Abstract

In this current study, the electrophoretic deposition (EPD) process of polyaniline (PANI) is reported kinetically via the use of response surface methodology (RSM) with a focus on the three models of kinetics; Hamaker, Zhang, and Baldisseri using both statistical and quantitative techniques. The particles of formic acid and acetonitrile-based suspensions as a result of the electrostatic interaction were evaluated using particle size and zeta potential analyses. The fundamentals of PANI-EPD kinetics were used to demonstrate the influence of the EPD parameters on the properties of the deposited films over an interval of 180–600 s. The cathodic reduction during PANI-EPD simultaneously, the entanglement process and the control of the kinetics was once reported. Therefore, low voltages were used to avoid significant loss of PANI, which decreases during the EPD process, initiated by physicochemical characterization (SEM, FT-IR and XRD).
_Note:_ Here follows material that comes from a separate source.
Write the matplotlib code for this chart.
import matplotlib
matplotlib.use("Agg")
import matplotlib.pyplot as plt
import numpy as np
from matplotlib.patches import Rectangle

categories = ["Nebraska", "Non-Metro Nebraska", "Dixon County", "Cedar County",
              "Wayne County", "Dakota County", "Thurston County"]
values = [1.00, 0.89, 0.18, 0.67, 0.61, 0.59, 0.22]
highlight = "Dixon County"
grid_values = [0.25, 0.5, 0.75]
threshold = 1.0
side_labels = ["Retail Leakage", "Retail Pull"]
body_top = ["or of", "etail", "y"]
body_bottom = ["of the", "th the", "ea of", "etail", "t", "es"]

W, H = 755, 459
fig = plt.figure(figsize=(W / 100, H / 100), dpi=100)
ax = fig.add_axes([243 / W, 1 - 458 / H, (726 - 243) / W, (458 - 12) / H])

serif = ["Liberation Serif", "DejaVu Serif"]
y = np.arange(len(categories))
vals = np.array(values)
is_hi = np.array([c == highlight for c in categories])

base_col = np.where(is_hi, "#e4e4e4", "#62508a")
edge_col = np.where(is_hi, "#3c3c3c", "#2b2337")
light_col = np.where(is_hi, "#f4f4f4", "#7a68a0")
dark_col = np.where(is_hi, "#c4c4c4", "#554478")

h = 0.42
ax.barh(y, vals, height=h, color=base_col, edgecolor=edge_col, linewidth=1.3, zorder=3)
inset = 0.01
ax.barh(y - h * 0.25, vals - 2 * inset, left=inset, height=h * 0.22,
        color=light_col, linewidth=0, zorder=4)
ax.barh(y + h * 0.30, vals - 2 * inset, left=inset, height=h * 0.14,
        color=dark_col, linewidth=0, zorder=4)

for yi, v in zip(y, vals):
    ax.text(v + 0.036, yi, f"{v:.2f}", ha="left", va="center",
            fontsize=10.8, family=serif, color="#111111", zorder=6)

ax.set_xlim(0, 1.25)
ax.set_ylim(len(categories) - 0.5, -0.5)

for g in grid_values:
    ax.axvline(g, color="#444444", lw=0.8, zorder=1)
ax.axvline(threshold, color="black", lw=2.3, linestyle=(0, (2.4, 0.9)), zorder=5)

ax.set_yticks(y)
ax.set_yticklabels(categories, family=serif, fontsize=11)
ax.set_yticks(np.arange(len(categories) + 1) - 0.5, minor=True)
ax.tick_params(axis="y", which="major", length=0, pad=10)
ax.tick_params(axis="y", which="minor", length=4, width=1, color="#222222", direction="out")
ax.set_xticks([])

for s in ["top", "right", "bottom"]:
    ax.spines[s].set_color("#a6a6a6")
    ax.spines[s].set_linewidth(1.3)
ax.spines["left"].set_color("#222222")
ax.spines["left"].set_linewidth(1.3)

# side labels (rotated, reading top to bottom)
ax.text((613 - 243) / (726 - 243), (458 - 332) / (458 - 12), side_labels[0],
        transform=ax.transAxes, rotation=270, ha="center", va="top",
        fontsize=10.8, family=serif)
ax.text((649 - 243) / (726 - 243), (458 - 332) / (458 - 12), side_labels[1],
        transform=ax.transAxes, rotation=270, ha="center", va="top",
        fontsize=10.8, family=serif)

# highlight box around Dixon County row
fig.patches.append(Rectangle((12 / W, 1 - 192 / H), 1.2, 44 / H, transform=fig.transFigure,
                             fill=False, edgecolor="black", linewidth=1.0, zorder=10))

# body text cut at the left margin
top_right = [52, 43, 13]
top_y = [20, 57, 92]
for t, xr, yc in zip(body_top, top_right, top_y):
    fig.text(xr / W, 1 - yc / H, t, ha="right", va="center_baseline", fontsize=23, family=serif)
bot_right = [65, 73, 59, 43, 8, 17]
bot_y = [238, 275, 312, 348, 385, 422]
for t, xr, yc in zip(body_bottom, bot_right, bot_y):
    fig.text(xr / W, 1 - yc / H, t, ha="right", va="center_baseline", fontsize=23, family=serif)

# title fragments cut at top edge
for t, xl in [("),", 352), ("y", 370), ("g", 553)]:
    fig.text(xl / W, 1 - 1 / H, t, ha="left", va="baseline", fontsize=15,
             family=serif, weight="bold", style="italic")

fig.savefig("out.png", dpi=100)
The effect of deposition time and deposition voltage on PANI-EPD kinetics at intervals (180–600 s) was quantified by RSM. Accordingly, the result obtained obeyed a linear growth law consistent with Hamaker’s' law. For comparison, optical absorbance and profilometry provide an approximation of PANI's deposition rate, extinction coefficient, and density. Again, the Baldisseri model was able to reproduce experimental data well alongside some other semi-empirical equations of kinetics. The study is very significant in terms of the process through which thermal degradation occurs and as a result used this to anticipate the thermal stability of a process, thereby avoiding thermal degradation of polymer products as an industrial application.